• Your goal:
Where a line of the material contains the string "with", copy that line.

• Material provided:
===============
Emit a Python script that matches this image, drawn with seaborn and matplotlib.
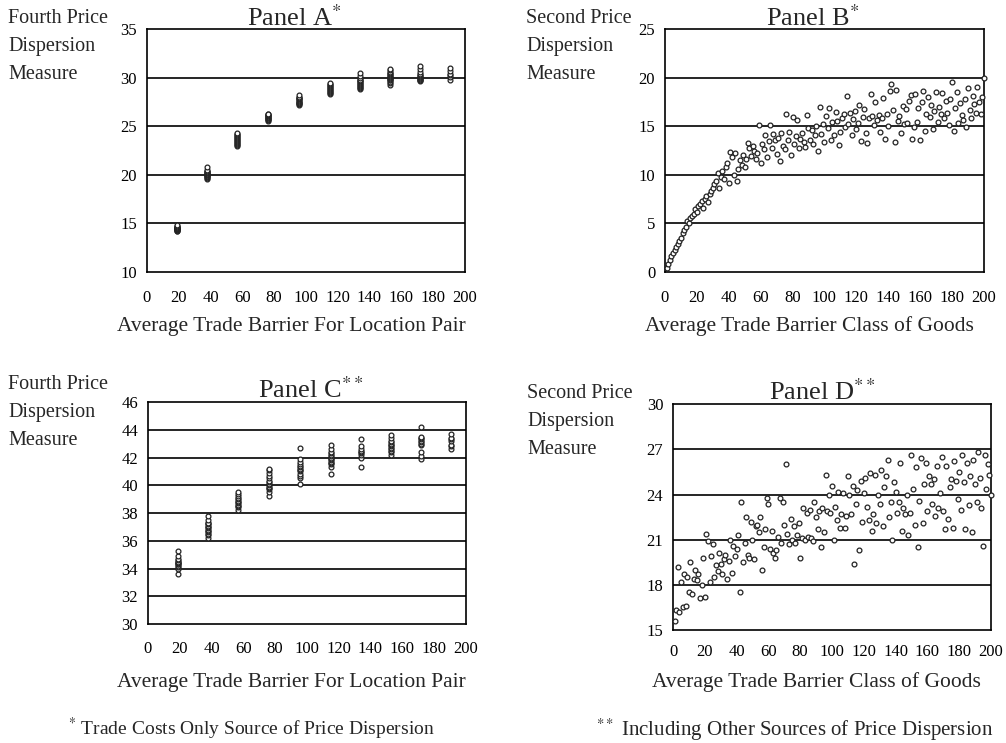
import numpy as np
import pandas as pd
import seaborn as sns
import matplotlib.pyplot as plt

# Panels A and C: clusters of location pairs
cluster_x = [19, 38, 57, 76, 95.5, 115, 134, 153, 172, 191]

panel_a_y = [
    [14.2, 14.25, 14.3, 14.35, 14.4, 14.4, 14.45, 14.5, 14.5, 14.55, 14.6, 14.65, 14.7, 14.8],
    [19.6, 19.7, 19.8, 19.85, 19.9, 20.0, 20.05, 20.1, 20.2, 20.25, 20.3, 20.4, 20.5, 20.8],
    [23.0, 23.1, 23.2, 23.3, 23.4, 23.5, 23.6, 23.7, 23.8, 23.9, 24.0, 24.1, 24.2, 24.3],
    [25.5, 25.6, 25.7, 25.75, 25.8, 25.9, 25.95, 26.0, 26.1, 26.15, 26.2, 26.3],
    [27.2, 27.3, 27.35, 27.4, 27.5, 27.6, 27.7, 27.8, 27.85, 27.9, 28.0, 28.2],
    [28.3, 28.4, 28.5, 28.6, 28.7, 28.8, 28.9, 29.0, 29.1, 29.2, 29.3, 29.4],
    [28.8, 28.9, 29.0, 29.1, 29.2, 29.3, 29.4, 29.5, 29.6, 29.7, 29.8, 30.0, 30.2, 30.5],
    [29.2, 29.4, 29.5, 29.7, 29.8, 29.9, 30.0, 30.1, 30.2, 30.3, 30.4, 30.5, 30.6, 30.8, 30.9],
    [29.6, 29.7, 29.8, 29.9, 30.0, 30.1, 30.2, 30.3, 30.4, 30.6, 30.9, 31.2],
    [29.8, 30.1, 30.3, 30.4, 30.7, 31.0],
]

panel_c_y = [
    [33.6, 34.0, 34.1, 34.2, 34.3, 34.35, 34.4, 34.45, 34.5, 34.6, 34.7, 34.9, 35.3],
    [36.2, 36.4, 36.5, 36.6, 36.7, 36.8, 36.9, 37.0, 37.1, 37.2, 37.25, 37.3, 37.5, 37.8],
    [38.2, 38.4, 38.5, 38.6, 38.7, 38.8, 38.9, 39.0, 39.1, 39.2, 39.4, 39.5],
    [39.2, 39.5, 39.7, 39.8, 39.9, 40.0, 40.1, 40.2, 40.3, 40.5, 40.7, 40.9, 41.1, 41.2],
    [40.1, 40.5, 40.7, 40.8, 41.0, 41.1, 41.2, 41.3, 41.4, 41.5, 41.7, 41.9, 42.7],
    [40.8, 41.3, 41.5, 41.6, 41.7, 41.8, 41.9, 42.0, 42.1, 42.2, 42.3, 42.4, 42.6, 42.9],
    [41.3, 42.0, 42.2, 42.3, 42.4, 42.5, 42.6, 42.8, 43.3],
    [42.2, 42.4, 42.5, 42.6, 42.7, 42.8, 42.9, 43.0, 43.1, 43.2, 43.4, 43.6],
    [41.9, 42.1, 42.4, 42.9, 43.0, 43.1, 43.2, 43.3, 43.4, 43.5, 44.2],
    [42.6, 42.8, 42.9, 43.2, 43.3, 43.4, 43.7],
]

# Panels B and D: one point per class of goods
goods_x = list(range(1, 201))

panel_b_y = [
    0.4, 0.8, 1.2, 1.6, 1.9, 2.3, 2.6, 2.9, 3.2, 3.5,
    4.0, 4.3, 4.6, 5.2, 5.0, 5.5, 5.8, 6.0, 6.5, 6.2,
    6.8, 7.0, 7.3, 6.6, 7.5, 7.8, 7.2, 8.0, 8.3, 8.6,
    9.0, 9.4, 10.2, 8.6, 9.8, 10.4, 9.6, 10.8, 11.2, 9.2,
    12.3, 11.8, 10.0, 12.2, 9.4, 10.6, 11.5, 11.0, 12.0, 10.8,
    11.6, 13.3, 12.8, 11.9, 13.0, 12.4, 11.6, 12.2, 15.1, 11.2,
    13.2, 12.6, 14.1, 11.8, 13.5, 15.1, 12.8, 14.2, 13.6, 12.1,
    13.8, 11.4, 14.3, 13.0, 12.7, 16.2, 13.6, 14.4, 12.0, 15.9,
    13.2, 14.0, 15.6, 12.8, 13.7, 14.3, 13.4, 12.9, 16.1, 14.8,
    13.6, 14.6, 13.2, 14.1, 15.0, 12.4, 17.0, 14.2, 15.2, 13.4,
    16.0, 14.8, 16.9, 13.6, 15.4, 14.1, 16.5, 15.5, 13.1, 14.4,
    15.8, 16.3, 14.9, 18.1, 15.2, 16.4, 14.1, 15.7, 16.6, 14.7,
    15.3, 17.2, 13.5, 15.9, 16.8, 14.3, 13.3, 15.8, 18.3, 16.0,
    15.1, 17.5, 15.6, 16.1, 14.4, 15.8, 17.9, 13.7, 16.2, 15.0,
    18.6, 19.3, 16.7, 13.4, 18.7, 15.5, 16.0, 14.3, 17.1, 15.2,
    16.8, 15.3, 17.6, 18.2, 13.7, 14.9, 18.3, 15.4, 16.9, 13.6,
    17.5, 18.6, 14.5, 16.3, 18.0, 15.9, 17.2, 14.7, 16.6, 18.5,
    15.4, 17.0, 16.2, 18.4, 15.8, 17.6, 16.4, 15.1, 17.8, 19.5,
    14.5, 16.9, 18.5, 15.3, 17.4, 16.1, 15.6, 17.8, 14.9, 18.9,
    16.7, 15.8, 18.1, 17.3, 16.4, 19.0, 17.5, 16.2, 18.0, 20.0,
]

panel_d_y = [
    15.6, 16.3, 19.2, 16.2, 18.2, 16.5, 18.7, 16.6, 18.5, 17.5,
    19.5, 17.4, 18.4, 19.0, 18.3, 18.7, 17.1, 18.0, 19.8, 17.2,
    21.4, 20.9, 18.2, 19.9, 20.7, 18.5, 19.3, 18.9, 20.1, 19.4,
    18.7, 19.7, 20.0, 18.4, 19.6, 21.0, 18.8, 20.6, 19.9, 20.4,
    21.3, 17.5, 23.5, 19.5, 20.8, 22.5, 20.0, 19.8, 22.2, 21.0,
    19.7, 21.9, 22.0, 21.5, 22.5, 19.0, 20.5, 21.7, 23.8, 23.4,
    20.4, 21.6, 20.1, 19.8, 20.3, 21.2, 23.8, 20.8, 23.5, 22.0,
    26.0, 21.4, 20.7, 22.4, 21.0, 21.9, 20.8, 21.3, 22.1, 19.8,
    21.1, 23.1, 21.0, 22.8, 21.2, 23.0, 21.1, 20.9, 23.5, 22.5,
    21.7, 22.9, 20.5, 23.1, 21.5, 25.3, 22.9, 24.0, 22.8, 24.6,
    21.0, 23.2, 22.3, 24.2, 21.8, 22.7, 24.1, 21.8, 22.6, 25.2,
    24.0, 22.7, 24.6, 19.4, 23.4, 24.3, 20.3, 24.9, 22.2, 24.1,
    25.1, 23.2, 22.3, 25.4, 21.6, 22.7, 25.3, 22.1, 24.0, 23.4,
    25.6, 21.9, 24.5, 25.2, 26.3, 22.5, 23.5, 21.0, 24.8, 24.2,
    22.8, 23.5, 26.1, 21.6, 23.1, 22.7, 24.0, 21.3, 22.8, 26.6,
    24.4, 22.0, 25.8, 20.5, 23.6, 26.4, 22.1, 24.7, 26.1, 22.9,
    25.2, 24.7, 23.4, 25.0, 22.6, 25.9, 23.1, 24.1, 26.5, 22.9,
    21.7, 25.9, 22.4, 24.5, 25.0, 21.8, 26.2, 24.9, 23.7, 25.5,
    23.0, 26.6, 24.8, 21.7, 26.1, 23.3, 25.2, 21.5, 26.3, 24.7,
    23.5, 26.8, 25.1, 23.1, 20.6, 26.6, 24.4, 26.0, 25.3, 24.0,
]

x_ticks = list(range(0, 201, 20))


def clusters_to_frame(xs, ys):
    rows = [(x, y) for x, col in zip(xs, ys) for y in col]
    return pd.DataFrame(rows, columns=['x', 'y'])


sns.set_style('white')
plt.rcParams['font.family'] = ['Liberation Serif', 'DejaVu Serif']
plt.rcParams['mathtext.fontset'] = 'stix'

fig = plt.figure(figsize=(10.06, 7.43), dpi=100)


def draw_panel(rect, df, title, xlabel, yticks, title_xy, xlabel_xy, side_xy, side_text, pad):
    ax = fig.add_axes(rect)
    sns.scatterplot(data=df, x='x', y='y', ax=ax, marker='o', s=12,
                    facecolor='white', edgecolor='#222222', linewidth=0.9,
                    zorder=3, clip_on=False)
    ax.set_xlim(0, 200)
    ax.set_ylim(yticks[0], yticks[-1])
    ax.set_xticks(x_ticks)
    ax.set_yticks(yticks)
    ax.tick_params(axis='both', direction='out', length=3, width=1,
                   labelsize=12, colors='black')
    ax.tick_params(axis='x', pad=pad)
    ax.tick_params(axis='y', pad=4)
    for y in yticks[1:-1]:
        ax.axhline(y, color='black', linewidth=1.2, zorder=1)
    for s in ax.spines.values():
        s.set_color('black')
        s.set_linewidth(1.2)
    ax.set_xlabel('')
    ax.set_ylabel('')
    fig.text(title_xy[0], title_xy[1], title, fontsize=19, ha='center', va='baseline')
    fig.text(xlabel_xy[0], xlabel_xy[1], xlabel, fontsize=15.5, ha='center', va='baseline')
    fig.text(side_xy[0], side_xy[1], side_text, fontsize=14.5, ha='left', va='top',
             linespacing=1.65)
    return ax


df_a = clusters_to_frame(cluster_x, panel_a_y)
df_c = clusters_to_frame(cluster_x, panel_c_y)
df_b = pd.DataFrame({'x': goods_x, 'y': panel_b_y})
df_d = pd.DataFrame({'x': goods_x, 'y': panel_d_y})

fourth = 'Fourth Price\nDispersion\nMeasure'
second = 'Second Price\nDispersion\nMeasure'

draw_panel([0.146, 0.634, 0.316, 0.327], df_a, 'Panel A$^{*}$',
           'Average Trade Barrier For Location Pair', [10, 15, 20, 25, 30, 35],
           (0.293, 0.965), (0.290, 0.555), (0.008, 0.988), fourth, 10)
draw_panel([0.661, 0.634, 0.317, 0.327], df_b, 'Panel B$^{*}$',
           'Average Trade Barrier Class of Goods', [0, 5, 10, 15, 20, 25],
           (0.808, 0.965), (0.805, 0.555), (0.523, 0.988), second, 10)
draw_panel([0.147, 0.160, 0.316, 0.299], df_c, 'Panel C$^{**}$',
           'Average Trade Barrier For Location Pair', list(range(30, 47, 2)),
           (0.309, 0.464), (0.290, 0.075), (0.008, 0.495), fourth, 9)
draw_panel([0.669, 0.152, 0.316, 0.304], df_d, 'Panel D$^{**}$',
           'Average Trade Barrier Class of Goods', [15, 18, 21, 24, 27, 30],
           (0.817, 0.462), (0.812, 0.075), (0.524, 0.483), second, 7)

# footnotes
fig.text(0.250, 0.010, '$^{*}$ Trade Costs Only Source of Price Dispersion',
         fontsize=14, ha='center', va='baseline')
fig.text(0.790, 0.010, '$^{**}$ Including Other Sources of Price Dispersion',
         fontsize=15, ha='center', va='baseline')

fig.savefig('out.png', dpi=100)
===============
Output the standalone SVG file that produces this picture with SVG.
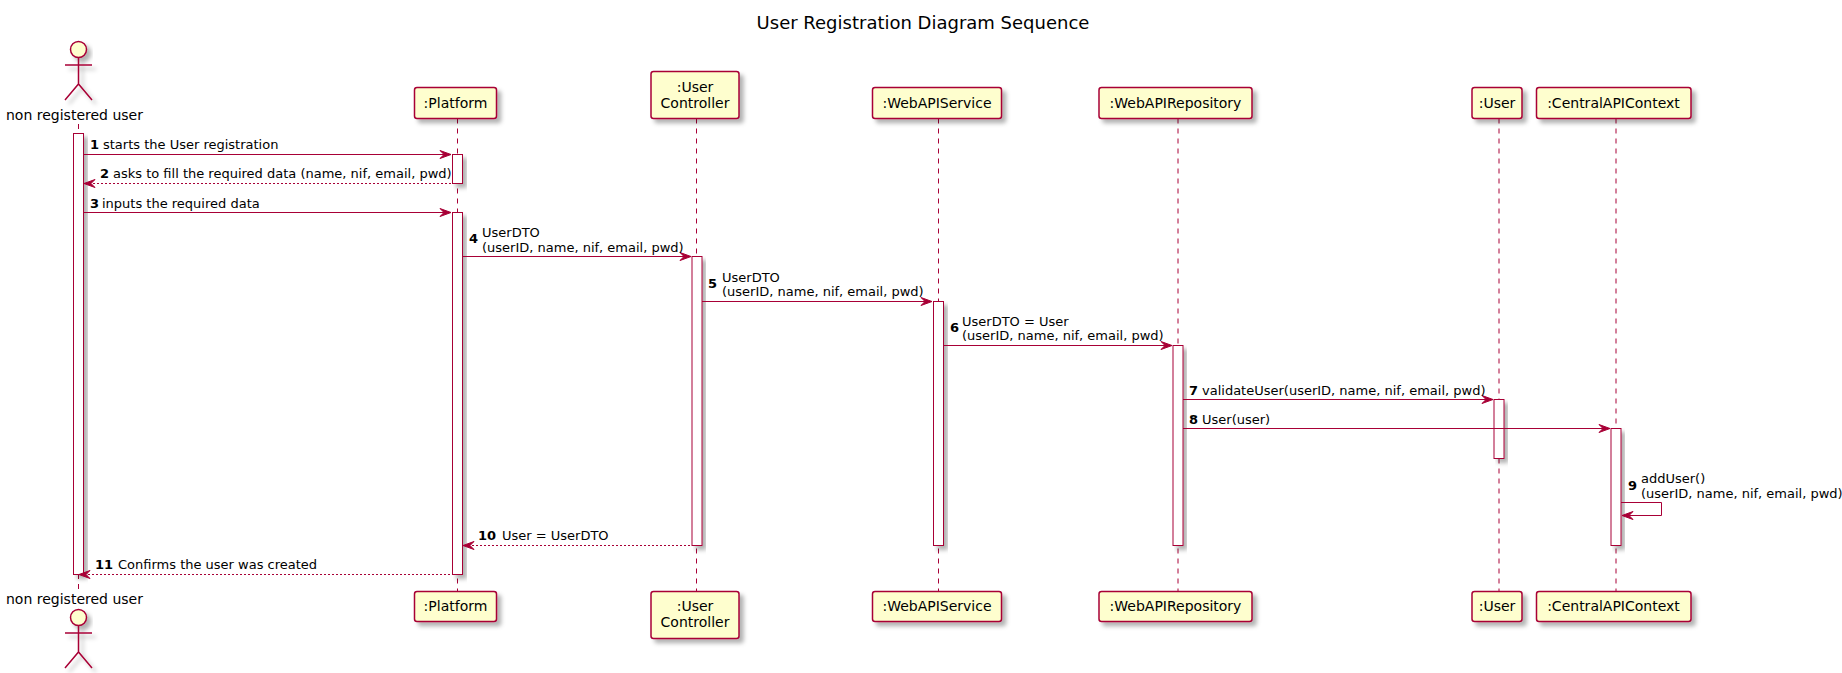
===============
• Answer below:
Emit a Python script that matches this image, drawn with seaborn and matplotlib.
Output the standalone SVG file that produces this picture with SVG.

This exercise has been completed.